Как и Ламарк в свое время, Рулье стремился перенести вопросы об инстинктах и психике у животных из области чудес на научную почву и объяснить их физиологическую сущность.
Но Рулье не только излагал учение Ламарка, он сам был оригинальным ученым, предложившим, по тому времени самую передовую, теорию эволюции органического мира.
Он отбросил «внутреннее стремление к прогрессу», «к усовершенствованию», «флюиды» и многие другие заблуждения Ламарка, вложил новое полное содержание в понятие «среда», включив в него отношения между разными видами и отношения между организмами одного вида.
Больше того, Рулье заметил «войну в природе», хотя и не дошел до понимания естественного отбора. Он понял, что в процессе эволюции виды вымирают полностью, сменяясь другими, а не просто уничтожаются человеком, как думал Ламарк.
И если кто-нибудь мог бы возвестить Ламарку, что знамя, выпавшее из его рук, через несколько лет в другой далекой стране высоко поднимет молодой ученый, — его бедное сердце было бы согрето живительным теплом…
Немногие ученые правильно понимали Ламарка! В Англии его геологические взгляды разделял большой друг Дарвина, известный геолог Лайель, а общие натуралистические воззрения высоко оценил столь же известный зоолог Гексли, «цепной пес» дарвинизма, как он сам себя называл.
В Германии идеям Ламарка сочувствовал Геккель. Борец за эволюционную идею, он постоянно искал и находил поддержку для нее в произведениях великого французского натуралиста.
Еще отряды пламенных сторонников его во Франции: Бленвиль, Бургуэнь, Ш. Мартен, М. Ландрие, Додэ. В России — Рулье, позднее — В. В. Половцов и особенно П. Ф. Лесгафт, в наше время — В. Л. Комаров.
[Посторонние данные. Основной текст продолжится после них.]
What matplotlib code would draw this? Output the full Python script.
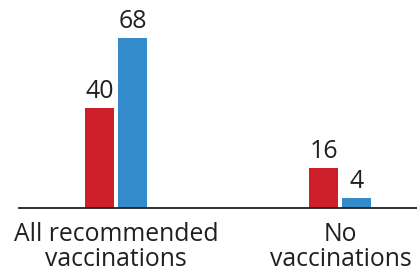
import matplotlib.pyplot as plt
import numpy as np

# values
categories = ["All recommended\nvaccinations", "No\nvaccinations"]
red_values = [40, 16]
blue_values = [68, 4]

red = "#cc1f2a"
blue = "#338bcc"
text_color = "#231f20"

plt.rcParams['font.family'] = ['Open Sans', 'DejaVu Sans']

fig = plt.figure(figsize=(4.17, 2.68), dpi=100)
ax = fig.add_axes([19 / 417, 60 / 268, 398 / 417, 200 / 268])

x = np.arange(len(categories))
width = 0.129
offset = 0.0735

bars_red = ax.bar(x - offset, red_values, width, color=red)
bars_blue = ax.bar(x + offset, blue_values, width, color=blue)

for bars in (bars_red, bars_blue):
    for b in bars:
        ax.text(b.get_x() + b.get_width() / 2, b.get_height() + 1.6, f"{b.get_height():.0f}",
                ha='center', va='bottom', fontsize=18, color=text_color)

ax.set_xlim(-0.432, 1.341)
ax.set_ylim(0, 80)
ax.set_xticks(x)
ax.set_xticklabels(categories, fontsize=17.8, color=text_color, linespacing=0.98)
ax.tick_params(axis='x', length=0, pad=10)
ax.set_yticks([])

for s in ['top', 'right', 'left']:
    ax.spines[s].set_visible(False)
ax.spines['bottom'].set_linewidth(1.3)
ax.spines['bottom'].set_color(text_color)

fig.savefig("out.png", dpi=100)
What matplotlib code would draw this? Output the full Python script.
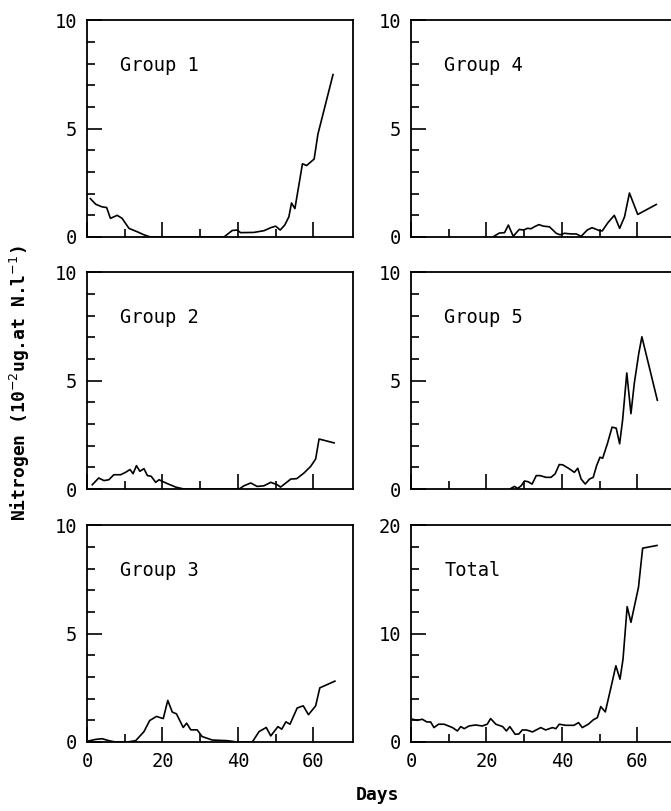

«Есть в самом деле что-то трагическое в судьбе „Философии зоологии“ Ламарка», — так пишет в 1882 году Геккель, считавший это произведение капитальным трудом даже для такого замечательного литературного периода, каким было начало XIX века. «Философия зоологии» недолго и слабо привлекала к себе внимание, а через несколько лет была совсем забыта.
«Только после того, как Дарвин влил новую жизнь в трансформизм, за 50 лет до того основанный Ламарком, это погребенное сокровище было вновь обретено, — продолжает Геккель, — и теперь ничто не мешает нам признать в нем наиболее замечательное изложение эволюционной теории, которое было дано до Дарвина».
И все-таки в широких читательских кругах, как правило, и до сих пор царит полная неосведомленность о Ламарке и его роли в создании эволюционного учения. Часто имеют представление о нем, как о каком-то чудаке, придумывавшим нелепые гипотезы и забавные примеры.
Если полное забвение, постигшее «Философию зоологии» в первые десятилетия по выходе ее в свет, поистине можно назвать трагическим, то дальше произошло еще более худшее.
Некоторые «последователи» Ламарка отнеслись к его наследству недобросовестно. По своему произволу они выбирали из него ту или другую сторону, забывая и умалчивая о нем в целом.
Нередко искажали и вульгарно излагали его, не вдумываясь в суть теории или даже зная о нем только понаслышке.
И в результате один объявлял подлинным ламаркизом лишь принцип упражнения и неупражнения органов.
Нет, доказывал другой, истинная сущность этой теории заключается в непосредственном и прямом влиянии внешней среды на все организмы. Изменения же, получаемые при этом, всегда целесообразны. Они передаются по наследству из поколения в поколение. В этом и состоит весь ход эволюции по Ламарку.